Exercise goal
Reproduce every line of the listing as written, apart from the pictures.

====

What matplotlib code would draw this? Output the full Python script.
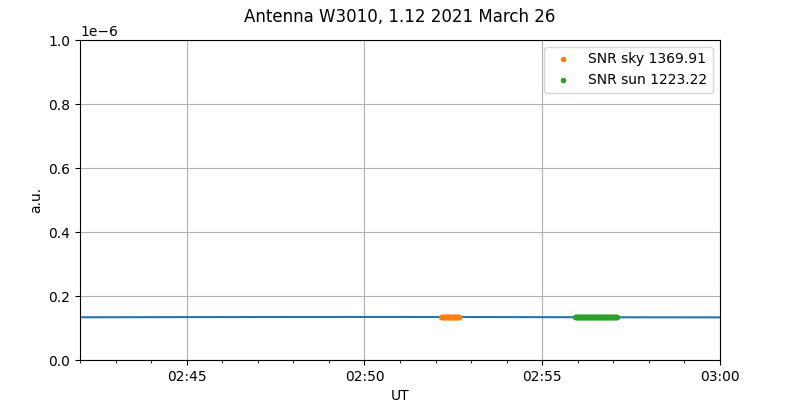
import numpy as np
import pandas as pd
import matplotlib
matplotlib.use("Agg")
import matplotlib.pyplot as plt
import matplotlib.dates as mdates

# ── données ──────────────────────────────────────────────
day = "2021-03-26 "

# signal de l'antenne, un point toutes les 30 s
line_times = ["02:42:00", "02:42:30", "02:43:00", "02:43:30", "02:44:00", "02:44:30",
              "02:45:00", "02:45:30", "02:46:00", "02:46:30", "02:47:00", "02:47:30",
              "02:48:00", "02:48:30", "02:49:00", "02:49:30", "02:50:00", "02:50:30",
              "02:51:00", "02:51:30", "02:52:00", "02:52:30", "02:53:00", "02:53:30",
              "02:54:00", "02:54:30", "02:55:00", "02:55:30", "02:56:00", "02:56:30",
              "02:57:00", "02:57:30", "02:58:00", "02:58:30", "02:59:00", "02:59:30",
              "03:00:00"]
line_vals = [1.335, 1.336, 1.337, 1.338, 1.339, 1.340, 1.341, 1.341, 1.342, 1.342,
             1.343, 1.343, 1.344, 1.344, 1.344, 1.345, 1.345, 1.345, 1.345, 1.344,
             1.344, 1.344, 1.343, 1.342, 1.341, 1.340, 1.339, 1.338, 1.337, 1.336,
             1.336, 1.335, 1.334, 1.334, 1.333, 1.333, 1.332]

# points "ciel" (un par seconde)
sky_times = ["02:52:10", "02:52:11", "02:52:12", "02:52:13", "02:52:14", "02:52:15",
             "02:52:16", "02:52:17", "02:52:18", "02:52:19", "02:52:20", "02:52:21",
             "02:52:22", "02:52:23", "02:52:24", "02:52:25", "02:52:26", "02:52:27",
             "02:52:28", "02:52:29", "02:52:30", "02:52:31", "02:52:32", "02:52:33",
             "02:52:34", "02:52:35", "02:52:36", "02:52:37", "02:52:38", "02:52:39",
             "02:52:40"]
sky_vals = [1.343, 1.344, 1.343, 1.344, 1.344, 1.343, 1.344, 1.344, 1.343, 1.344,
            1.344, 1.343, 1.344, 1.344, 1.343, 1.344, 1.343, 1.344, 1.344, 1.343,
            1.344, 1.343, 1.344, 1.344, 1.343, 1.344, 1.343, 1.344, 1.343, 1.344,
            1.343]

# points "soleil" (un par seconde)
sun_times = ["02:55:56", "02:55:57", "02:55:58", "02:55:59",
             "02:56:00", "02:56:01", "02:56:02", "02:56:03", "02:56:04", "02:56:05",
             "02:56:06", "02:56:07", "02:56:08", "02:56:09", "02:56:10", "02:56:11",
             "02:56:12", "02:56:13", "02:56:14", "02:56:15", "02:56:16", "02:56:17",
             "02:56:18", "02:56:19", "02:56:20", "02:56:21", "02:56:22", "02:56:23",
             "02:56:24", "02:56:25", "02:56:26", "02:56:27", "02:56:28", "02:56:29",
             "02:56:30", "02:56:31", "02:56:32", "02:56:33", "02:56:34", "02:56:35",
             "02:56:36", "02:56:37", "02:56:38", "02:56:39", "02:56:40", "02:56:41",
             "02:56:42", "02:56:43", "02:56:44", "02:56:45", "02:56:46", "02:56:47",
             "02:56:48", "02:56:49", "02:56:50", "02:56:51", "02:56:52", "02:56:53",
             "02:56:54", "02:56:55", "02:56:56", "02:56:57", "02:56:58", "02:56:59",
             "02:57:00", "02:57:01", "02:57:02", "02:57:03", "02:57:04", "02:57:05",
             "02:57:06"]
sun_vals = [1.337, 1.337, 1.336, 1.337,
            1.337, 1.336, 1.337, 1.336, 1.337, 1.336,
            1.337, 1.336, 1.336, 1.337, 1.336, 1.336,
            1.337, 1.336, 1.336, 1.336, 1.335, 1.336,
            1.336, 1.330, 1.336, 1.336, 1.335, 1.336,
            1.336, 1.336, 1.335, 1.336, 1.336, 1.335,
            1.336, 1.336, 1.335, 1.336, 1.335, 1.336,
            1.335, 1.336, 1.335, 1.336, 1.335, 1.335,
            1.336, 1.335, 1.335, 1.336, 1.335, 1.335,
            1.335, 1.336, 1.335, 1.335, 1.335, 1.336,
            1.335, 1.335, 1.335, 1.336, 1.335, 1.335,
            1.335, 1.335, 1.335, 1.334, 1.335, 1.335,
            1.335]

snr_sky = 1369.91
snr_sun = 1223.22

to_t = lambda lst: pd.to_datetime([day + t for t in lst])
scale = 1e-7

# ── figure ───────────────────────────────────────────────
fig, ax = plt.subplots(figsize=(8, 4), dpi=100)
fig.subplots_adjust(left=0.1, right=0.9, top=0.9, bottom=0.1)

ax.plot(to_t(line_times), np.array(line_vals) * scale, color="C0", lw=1.5)
ax.plot(to_t(sky_times), np.array(sky_vals) * scale, ".", color="C1",
        label=f"SNR sky {snr_sky:.2f}")
ax.plot(to_t(sun_times), np.array(sun_vals) * scale, ".", color="C2",
        label=f"SNR sun {snr_sun:.2f}")

ax.set_xlim(pd.Timestamp(day + "02:42:00"), pd.Timestamp(day + "03:00:00"))
ax.set_ylim(0, 1e-6)
ax.xaxis.set_major_locator(mdates.MinuteLocator(byminute=range(0, 60, 5)))
ax.xaxis.set_minor_locator(mdates.MinuteLocator())
ax.xaxis.set_major_formatter(mdates.DateFormatter("%H:%M"))
ax.grid(True)
ax.set_xlabel("UT")
ax.set_ylabel("a.u.")
ax.legend(loc="upper right")
fig.suptitle("Antenna W3010, 1.12 2021 March 26")

plt.savefig("out.png", dpi=100)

====

Output of the task
What matplotlib code would draw this? Output the full Python script.
import numpy as np
import pandas as pd
import matplotlib
matplotlib.use("Agg")
import matplotlib.pyplot as plt
import matplotlib.dates as mdates

# ── données ──────────────────────────────────────────────
day = "2021-03-26 "

# signal de l'antenne, un point toutes les 30 s
line_times = ["02:42:00", "02:42:30", "02:43:00", "02:43:30", "02:44:00", "02:44:30",
              "02:45:00", "02:45:30", "02:46:00", "02:46:30", "02:47:00", "02:47:30",
              "02:48:00", "02:48:30", "02:49:00", "02:49:30", "02:50:00", "02:50:30",
              "02:51:00", "02:51:30", "02:52:00", "02:52:30", "02:53:00", "02:53:30",
              "02:54:00", "02:54:30", "02:55:00", "02:55:30", "02:56:00", "02:56:30",
              "02:57:00", "02:57:30", "02:58:00", "02:58:30", "02:59:00", "02:59:30",
              "03:00:00"]
line_vals = [1.335, 1.336, 1.337, 1.338, 1.339, 1.340, 1.341, 1.341, 1.342, 1.342,
             1.343, 1.343, 1.344, 1.344, 1.344, 1.345, 1.345, 1.345, 1.345, 1.344,
             1.344, 1.344, 1.343, 1.342, 1.341, 1.340, 1.339, 1.338, 1.337, 1.336,
             1.336, 1.335, 1.334, 1.334, 1.333, 1.333, 1.332]

# points "ciel" (un par seconde)
sky_times = ["02:52:10", "02:52:11", "02:52:12", "02:52:13", "02:52:14", "02:52:15",
             "02:52:16", "02:52:17", "02:52:18", "02:52:19", "02:52:20", "02:52:21",
             "02:52:22", "02:52:23", "02:52:24", "02:52:25", "02:52:26", "02:52:27",
             "02:52:28", "02:52:29", "02:52:30", "02:52:31", "02:52:32", "02:52:33",
             "02:52:34", "02:52:35", "02:52:36", "02:52:37", "02:52:38", "02:52:39",
             "02:52:40"]
sky_vals = [1.343, 1.344, 1.343, 1.344, 1.344, 1.343, 1.344, 1.344, 1.343, 1.344,
            1.344, 1.343, 1.344, 1.344, 1.343, 1.344, 1.343, 1.344, 1.344, 1.343,
            1.344, 1.343, 1.344, 1.344, 1.343, 1.344, 1.343, 1.344, 1.343, 1.344,
            1.343]

# points "soleil" (un par seconde)
sun_times = ["02:55:56", "02:55:57", "02:55:58", "02:55:59",
             "02:56:00", "02:56:01", "02:56:02", "02:56:03", "02:56:04", "02:56:05",
             "02:56:06", "02:56:07", "02:56:08", "02:56:09", "02:56:10", "02:56:11",
             "02:56:12", "02:56:13", "02:56:14", "02:56:15", "02:56:16", "02:56:17",
             "02:56:18", "02:56:19", "02:56:20", "02:56:21", "02:56:22", "02:56:23",
             "02:56:24", "02:56:25", "02:56:26", "02:56:27", "02:56:28", "02:56:29",
             "02:56:30", "02:56:31", "02:56:32", "02:56:33", "02:56:34", "02:56:35",
             "02:56:36", "02:56:37", "02:56:38", "02:56:39", "02:56:40", "02:56:41",
             "02:56:42", "02:56:43", "02:56:44", "02:56:45", "02:56:46", "02:56:47",
             "02:56:48", "02:56:49", "02:56:50", "02:56:51", "02:56:52", "02:56:53",
             "02:56:54", "02:56:55", "02:56:56", "02:56:57", "02:56:58", "02:56:59",
             "02:57:00", "02:57:01", "02:57:02", "02:57:03", "02:57:04", "02:57:05",
             "02:57:06"]
sun_vals = [1.337, 1.337, 1.336, 1.337,
            1.337, 1.336, 1.337, 1.336, 1.337, 1.336,
            1.337, 1.336, 1.336, 1.337, 1.336, 1.336,
            1.337, 1.336, 1.336, 1.336, 1.335, 1.336,
            1.336, 1.330, 1.336, 1.336, 1.335, 1.336,
            1.336, 1.336, 1.335, 1.336, 1.336, 1.335,
            1.336, 1.336, 1.335, 1.336, 1.335, 1.336,
            1.335, 1.336, 1.335, 1.336, 1.335, 1.335,
            1.336, 1.335, 1.335, 1.336, 1.335, 1.335,
            1.335, 1.336, 1.335, 1.335, 1.335, 1.336,
            1.335, 1.335, 1.335, 1.336, 1.335, 1.335,
            1.335, 1.335, 1.335, 1.334, 1.335, 1.335,
            1.335]

snr_sky = 1369.91
snr_sun = 1223.22

to_t = lambda lst: pd.to_datetime([day + t for t in lst])
scale = 1e-7

# ── figure ───────────────────────────────────────────────
fig, ax = plt.subplots(figsize=(8, 4), dpi=100)
fig.subplots_adjust(left=0.1, right=0.9, top=0.9, bottom=0.1)

ax.plot(to_t(line_times), np.array(line_vals) * scale, color="C0", lw=1.5)
ax.plot(to_t(sky_times), np.array(sky_vals) * scale, ".", color="C1",
        label=f"SNR sky {snr_sky:.2f}")
ax.plot(to_t(sun_times), np.array(sun_vals) * scale, ".", color="C2",
        label=f"SNR sun {snr_sun:.2f}")

ax.set_xlim(pd.Timestamp(day + "02:42:00"), pd.Timestamp(day + "03:00:00"))
ax.set_ylim(0, 1e-6)
ax.xaxis.set_major_locator(mdates.MinuteLocator(byminute=range(0, 60, 5)))
ax.xaxis.set_minor_locator(mdates.MinuteLocator())
ax.xaxis.set_major_formatter(mdates.DateFormatter("%H:%M"))
ax.grid(True)
ax.set_xlabel("UT")
ax.set_ylabel("a.u.")
ax.legend(loc="upper right")
fig.suptitle("Antenna W3010, 1.12 2021 March 26")

plt.savefig("out.png", dpi=100)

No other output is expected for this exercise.